Plötzlich staatenlos im Geburtsland
Nationalisten feiern Urteil in Santo Domingo / Menschenrechtler wollen vor internationalem Gericht klagen
Plötzlich war Juliana Dequis Pierre staatenlos. Der 29-jährigen Frau wurde am 23. September 2013 vom Obersten Verfassungsgericht die dominikanische Staatsbürgerschaft aberkannt, weil sich ihr Vater illegal im Land aufgehalten habe, urteilte das Tribunal Constitucional. »Wie kann so etwas sein?«, fragt sie. »Ich hatte doch eine dominikanische Geburtsurkunde? Meine Vater hatte mich nach der Geburt offiziell registrieren lassen.«
Rechtsgrundlage dafür war damals das »ius soli«, das Recht des Bodens. Nach diesem Verfassungspassus hatte jeder, der auf dominikanischem Territorium geboren wurde, einen Anspruch auf die Staatsbürgerschaft - ausgenommen Kinder von Diplomaten oder Personen »im Transit«. Dieses Gesetz wurde jedoch im Jahre 2010 modifiziert. Seitdem gelten haitianische Arbeitsmigranten ohne Aufenthaltsgenehmigung als Illegale - und Pierres Vater habe keine besessen, urteilten die Richter und wandten das neue Gesetz auch rückwirkend an.
Der Fall der 29-jährigen Mutter von vier Kindern sorgt seither für hitzige Diskussionen in der Dominikanischen Republik. Nationalisten feiern die Entscheidung des Verfassungsgerichts als Sieg der »nationalen Souveränität«. Amnesty International, die Interamerikanische Kommission für Menschenrechte (CIDH) und andere Organisationen kritisieren dagegen die Entscheidung, die »rückwirkend von 1929 bis 2010« angewandt werde. »Dadurch würden Zehntausende in der Dominikanischen Republik geborene Personen ihre dominikanische Staatsbürgerschaft verlieren«, das sei eine »Verletzung der internationalen Verpflichtungen« des Landes, urteilt die CIDH scharf.

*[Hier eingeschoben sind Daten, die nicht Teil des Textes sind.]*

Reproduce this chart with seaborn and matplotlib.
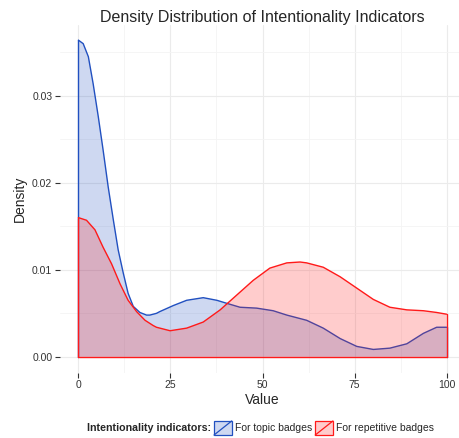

Der Weg Juliane Dequis Pierres durch die juristischen Instanzen begann vor elf Jahren, als sie mit 18 Jahren einen Personalausweis beantragte. Auf dem Standesamt wurde ihr kurzerhand das Original der Geburtsurkunde weggenommen, die Ausstellung eines Ausweises verweigert.
»Das Vorgehen war illegal«, urteilt der Anwalt Genardo Rincón von der Rechtsberatung der Sozial-kulturellen Bewegung haitianischer Arbeiter in der Dominikanischen Republik Deshalb verklagte er den dominikanischen Staat vor dem Verfassungsgericht. »Es gibt keinen Zweifel an der dominikanischen Nationalität«, erläutert Rincón.
»Das Urteil«, befürchtet Rincón, wird Konsequenzen für mindestens eine Viertelmillion haitianisch-stämmige Bewohner der Dominikanischen Republik haben. Denn inzwischen hat die Oberste Wahlbehörde, die das standesamtliche Register des Landes führt, alle Büros angewiesen, ihre Register zu durchforsten »und verdächtige Fälle« der vorgesetzten Behörde zu melden.
Der Vater von Juliane Dequis Pierre kam 1970 im Alter von 15 Jahren mit einer Arbeitserlaubnis aus Haiti in den Osten der Insel ins Batey Los Hobillo de Yamasá, um auf den Zuckerrohrfeldern die süßen Stangen für wenig Geld im Akkord zu schlagen. Er ist nie mehr ins Land seiner Eltern zurückgekehrt. Seine jetzt »staatenlose« Tochter spricht Kreyól nur mangelhaft, wie sie erzählt. »In Haiti war ich noch nie. Wir haben keine Verwandten mehr dort. Sie sind alle hier im Land oder gestorben.«
Das Gericht hat Dequis Pierre die Möglichkeit eingeräumt, eine ordentliche Aufenthaltsgenehmigung zu beantragen. Ansonsten stellt sich der dominikanische Staat stur. »Vielleicht besteht ja noch Hoffnung«, sagt Rincón. Staatspräsident Danilo Medina habe eine »menschliche Lösung« versprochen. Trotzdem werde er mit seinem Anwaltskollegen den »Fall Juliana Dequis Pierre gegen die Dominikanische Republik« vor den Interamerikanischen Menschengerichtshof in San José, Costa Rica, bringen. »Dort hat die Dominikanische Republik mehrere Fälle wegen Verweigerung der Staatsbürgerschaft verloren«, sagt Genardo Rincón.